Recently I’ve been trying to keep up with my friend and adventure soulmate Marisa, who decided to run a trail marathon at the end of March. When I saw her around Christmas, she asked me to join her, and a few weeks ago I thought that maybe I should at least be running the long runs of her training schedule to make sure I can actually run that far. So, yesterday was supposed to be an 18-mile day, but with 19 miles I could make a much more elegant loop than 18, and thus it was that I set out from the Lower Macleay trailhead into Forest Park, ready to run for however long it took me to get back to where I started, 19 miles later.

And as I was running — the ferns dusted with just a bit of snow from the night before, the park empty and quiet on a Monday morning — I realized I was so, so happy, and so grateful that this kind of thing exists so close to my house. Literally, it is possible to hop on my bike, pedal down and across the Willamette River (a lovely bike ride, much of it on bike paths), and 40 or so minutes later lock up and go for a 3.5-hour run. All on soft-surface trails, without even having to run on the same part of trail or make weird contorted loops around and around. Heck, I could run a whole 50k on the Wildwood Trail from start to finish without setting foot on the same part of ground more than once, and that’s only one of many trails in the park.


(Balch Creek is pretty full these days)


Parts of it, of course, like the stretch right from the Lower Macleay trailhead up Balch Creek, are super popular and full of people. But get just a few miles down the trail, and it’s like having the woods to yourself. And as I was running, I was so thankful to the Portland of the past that decided to preserve this huge chunk of land for recreation and habitat and urban wilderness. I know that not everything was this rosy, but I hope that we of the present can be as good to our future, can set aside things for more than just profit or development, as past Portland in this case was to us.


(this one’s not from Forest Park but from Silver Falls State Park, another excellent trail run that I biked to last weekend (I camped for that one, though;)


And speaking of past, present, and future. The last (and only) time I ran an official marathon was in 2006, I think, not too long after college. I was living in Lake Oswego and running mostly on pavement, though sometimes I would venture into Tryon Creek State Park (but since I was trying to keep track of my miles, I mostly ran things that I had previously biked and measured with my bike odometer, since I had one of those back then, which meant mostly pavement). What I remember most was feeling semi-injured most of the time, and dreading my long runs. This may not be an accurate reflection of the past, but that’s how I remember it now.

This time, I’ve been excited at how readily running seems to come. I wouldn’t call myself fast by any stretch of the imagination, and I don’t want to jinx myself here, but I jumped into Marisa’s long run schedule at 12 miles, and have since done 14, 16, and now 19-mile runs, and they’ve been downright pleasant. I’ve been excited to do them. And my joints have been so much happier with all the trails than with all the pavement.

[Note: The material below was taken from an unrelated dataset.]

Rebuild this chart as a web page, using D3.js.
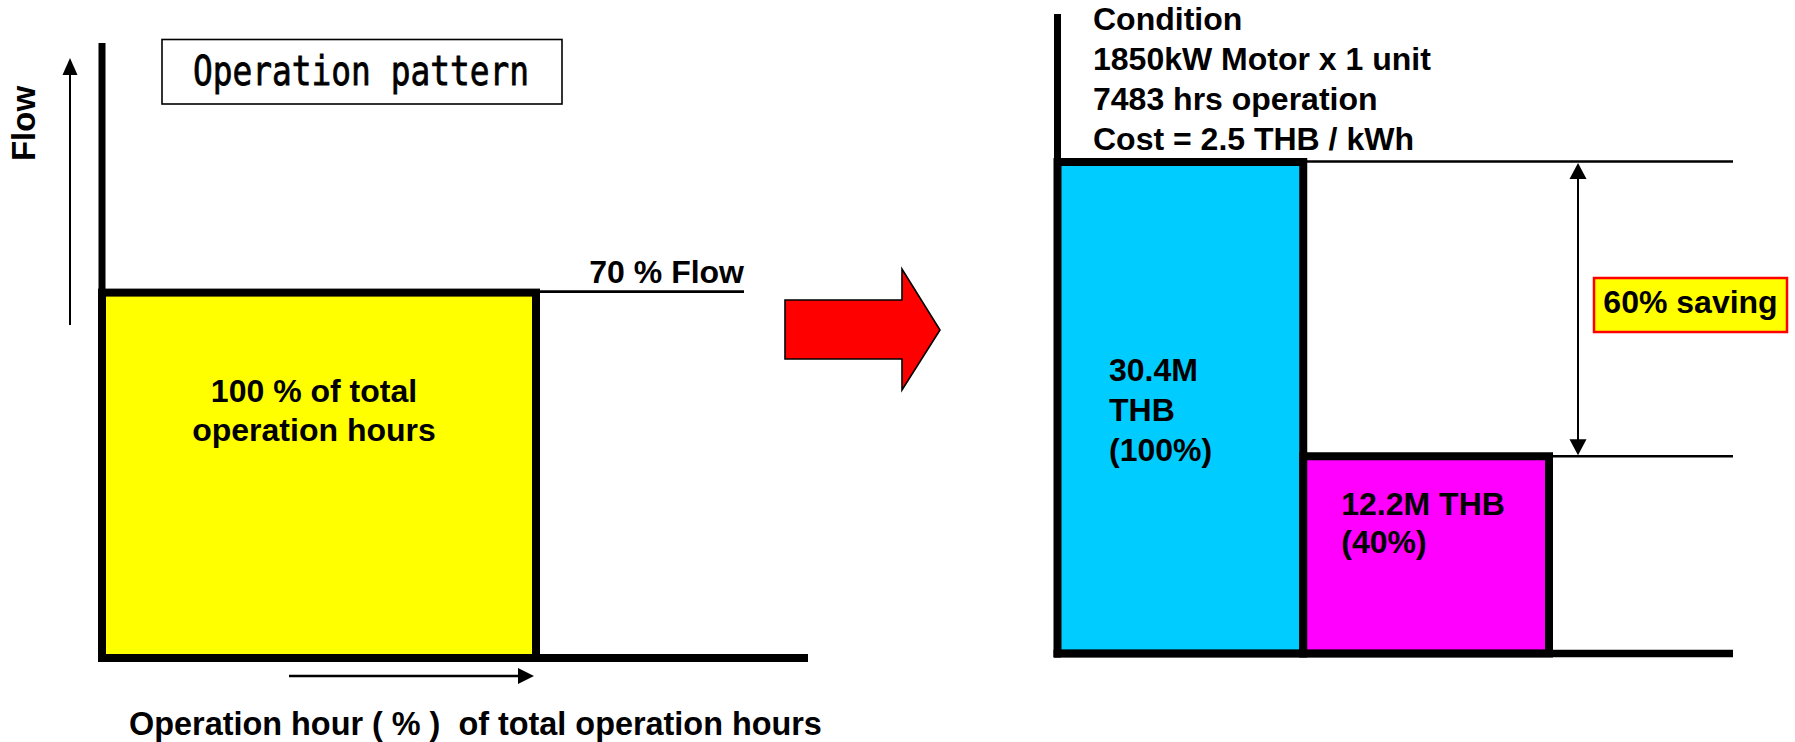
<!DOCTYPE html>
<html><head><meta charset="utf-8">
<script src="https://cdn.jsdelivr.net/npm/d3@7"></script>
<style>
html,body{margin:0;padding:0;background:#fff;}
svg{display:block;}
text{font-family:"Liberation Sans",Arial,Helvetica,sans-serif;font-weight:bold;fill:#000;}
</style>
</head><body>
<svg id="c" width="1795" height="742"></svg>
<script>
// ---------- data ----------
const patternCategories = ["Operation hour"];
const patternHoursPct = [100];
const patternFlowPct = [70];
const patternLabels = [["100 % of total", "operation hours"]];
const patternTitle = "Operation pattern";
const flowAxisLabel = "Flow";
const hourAxisLabel = "Operation hour ( % )  of total operation hours";
const flowLineLabel = "70 % Flow";

const costCategories = ["Current", "After"];
const costValuesMTHB = [30.4, 12.2];
const costPct = [100, 40];
const costLabels = [["30.4M", "THB", "(100%)"], ["12.2M THB", "(40%)"]];
const costColors = ["#00CCFF", "#FF00FF"];
const conditionLines = ["Condition", "1850kW Motor x 1 unit", "7483 hrs operation", "Cost = 2.5 THB / kWh"];
const savingLabel = "60% saving";

// ---------- setup ----------
const svg = d3.select("#c");

// ---------- left panel ----------
const xL = d3.scaleLinear().domain([0, 100]).range([102, 536]);
const yL = d3.scaleLinear().domain([0, 100]).range([658, 136]);
const left = svg.append("g");

const pat = patternCategories.map((c, i) => ({c, h: patternHoursPct[i], f: patternFlowPct[i], lab: patternLabels[i]}));

left.selectAll("rect.bar").data(pat).join("rect")
  .attr("class", "bar")
  .attr("x", d => xL(0)).attr("y", d => yL(d.f))
  .attr("width", d => xL(d.h) - xL(0)).attr("height", d => yL(0) - yL(d.f))
  .attr("fill", "#FFFF00").attr("stroke", "#000").attr("stroke-width", 8);

// 70% flow reference line
left.selectAll("line.flow").data(pat).join("line")
  .attr("x1", d => xL(d.h) + 4).attr("x2", 744)
  .attr("y1", d => yL(d.f) - 1).attr("y2", d => yL(d.f) - 1)
  .attr("stroke", "#000").attr("stroke-width", 2.7);
left.selectAll("text.flowlab").data(pat).join("text")
  .attr("x", 744).attr("y", d => yL(d.f) - 10)
  .attr("text-anchor", "end").attr("font-size", 32)
  .text(flowLineLabel);

// labels in bar
pat.forEach(d => {
  d.lab.forEach((t, j) => {
    left.append("text")
      .attr("x", (xL(0) + xL(d.h)) / 2 - 5)
      .attr("y", 402 + j * 39)
      .attr("text-anchor", "middle").attr("font-size", 32)
      .text(t);
  });
});

// axes
left.append("line").attr("x1", xL(0)).attr("x2", xL(0)).attr("y1", 43).attr("y2", yL(0) + 4)
  .attr("stroke", "#000").attr("stroke-width", 7);
left.append("line").attr("x1", xL(0) - 4).attr("x2", 808).attr("y1", yL(0)).attr("y2", yL(0))
  .attr("stroke", "#000").attr("stroke-width", 8);

// flow arrow (vertical)
left.append("line").attr("x1", 70).attr("x2", 70).attr("y1", 325).attr("y2", 72)
  .attr("stroke", "#000").attr("stroke-width", 2);
left.append("path").attr("d", "M70,58 L77.5,75 L62.5,75 Z").attr("fill", "#000");
left.append("text")
  .attr("transform", "translate(35,123.5) rotate(-90)")
  .attr("text-anchor", "middle").attr("font-size", 33)
  .text(flowAxisLabel);

// hour arrow (horizontal)
left.append("line").attr("x1", 289).attr("x2", 520).attr("y1", 676).attr("y2", 676)
  .attr("stroke", "#000").attr("stroke-width", 2.5);
left.append("path").attr("d", "M534,676 L518,668 L518,684 Z").attr("fill", "#000");
left.append("text")
  .attr("x", 475.5).attr("y", 735)
  .attr("text-anchor", "middle").attr("font-size", 32.4)
  .style("white-space", "pre")
  .text(hourAxisLabel);

// title box
left.append("rect").attr("x", 162).attr("y", 39.5).attr("width", 400).attr("height", 64.5)
  .attr("fill", "#fff").attr("stroke", "#000").attr("stroke-width", 1.6);
left.append("text")
  .attr("x", 193).attr("y", 85)
  .attr("font-size", 41)
  .attr("textLength", 336).attr("lengthAdjust", "spacingAndGlyphs")
  .style("font-family", "'DejaVu Sans Mono','Liberation Mono',monospace")
  .style("font-weight", "normal")
  .attr("stroke", "#000").attr("stroke-width", 0.8)
  .text(patternTitle);

// ---------- red arrow ----------
svg.append("path")
  .attr("d", "M785,300 L902,300 L902,269 L940,330 L902,390 L902,359 L785,359 Z")
  .attr("fill", "#FF0000").attr("stroke", "#000").attr("stroke-width", 1.6)
  .attr("stroke-linejoin", "miter");

// ---------- right panel ----------
const xR = d3.scaleBand().domain(costCategories).range([1057.5, 1549]).padding(0);
const yR = d3.scaleLinear().domain([0, costValuesMTHB[0]]).range([653.5, 162]);
const right = svg.append("g");
const costs = costCategories.map((c, i) => ({c, v: costValuesMTHB[i], p: costPct[i], lab: costLabels[i], col: costColors[i]}));

// reference lines
right.append("line")
  .attr("x1", xR(costCategories[1])).attr("x2", 1733)
  .attr("y1", yR(costValuesMTHB[0]) - 0.5).attr("y2", yR(costValuesMTHB[0]) - 0.5)
  .attr("stroke", "#000").attr("stroke-width", 2.7);
right.append("line")
  .attr("x1", xR(costCategories[1]) + xR.bandwidth()).attr("x2", 1733)
  .attr("y1", yR(costValuesMTHB[1])).attr("y2", yR(costValuesMTHB[1]))
  .attr("stroke", "#000").attr("stroke-width", 2.7);

right.selectAll("rect.bar").data(costs).join("rect")
  .attr("class", "bar")
  .attr("x", d => xR(d.c)).attr("y", d => yR(d.v))
  .attr("width", xR.bandwidth()).attr("height", d => yR(0) - yR(d.v))
  .attr("fill", d => d.col).attr("stroke", "#000").attr("stroke-width", 8);

// bar labels
const labOffsets = [{dx: 51.5, y0: 381, dy: 40}, {dx: 38, y0: 515, dy: 38}];
costs.forEach((d, i) => {
  d.lab.forEach((t, j) => {
    right.append("text")
      .attr("x", xR(d.c) + labOffsets[i].dx)
      .attr("y", labOffsets[i].y0 + j * labOffsets[i].dy)
      .attr("font-size", 32)
      .text(t);
  });
});

// axes
right.append("line").attr("x1", xR.range()[0]).attr("x2", xR.range()[0]).attr("y1", 14).attr("y2", yR(0) + 4)
  .attr("stroke", "#000").attr("stroke-width", 7);
right.append("line").attr("x1", xR.range()[0] - 4).attr("x2", 1733).attr("y1", yR(0)).attr("y2", yR(0))
  .attr("stroke", "#000").attr("stroke-width", 7.5);

// double arrow
const ax = 1578;
const yTop = yR(costValuesMTHB[0]) + 1, yBot = yR(costValuesMTHB[1]) - 1;
right.append("line").attr("x1", ax).attr("x2", ax).attr("y1", yTop + 12).attr("y2", yBot - 12)
  .attr("stroke", "#000").attr("stroke-width", 2);
right.append("path").attr("d", `M${ax},${yTop} L${ax + 8.5},${yTop + 16} L${ax - 8.5},${yTop + 16} Z`).attr("fill", "#000");
right.append("path").attr("d", `M${ax},${yBot} L${ax + 8.5},${yBot - 16} L${ax - 8.5},${yBot - 16} Z`).attr("fill", "#000");

// saving box
right.append("rect").attr("x", 1594).attr("y", 278).attr("width", 193).attr("height", 54)
  .attr("fill", "#FFFF00").attr("stroke", "#FF0000").attr("stroke-width", 2.5);
right.append("text").attr("x", 1690.5).attr("y", 313)
  .attr("text-anchor", "middle").attr("font-size", 32)
  .text(savingLabel);

// condition text
right.selectAll("text.cond").data(conditionLines).join("text")
  .attr("class", "cond")
  .attr("x", 1093).attr("y", (d, i) => 30 + i * 40)
  .attr("font-size", 32)
  .text(d => d);
</script>
</body></html>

So while I’ve been feeling thankful for baseline fitness that allows me to jump in on a 12-mile run fairly easily, I’ve also been feeling thankful for all the trail running potential so close to my house. And it’s been so refreshing to think of all the ways that my sort of untenable cabin-in-the-woods fantasy — untenable in no small part because it would be really hard not to have a car in most of those distant cabin scenarios, and I’m not really interested in that — anyway, I’ve been happy to think of all the ways that my cabin fantasy actually plays out in my urban world.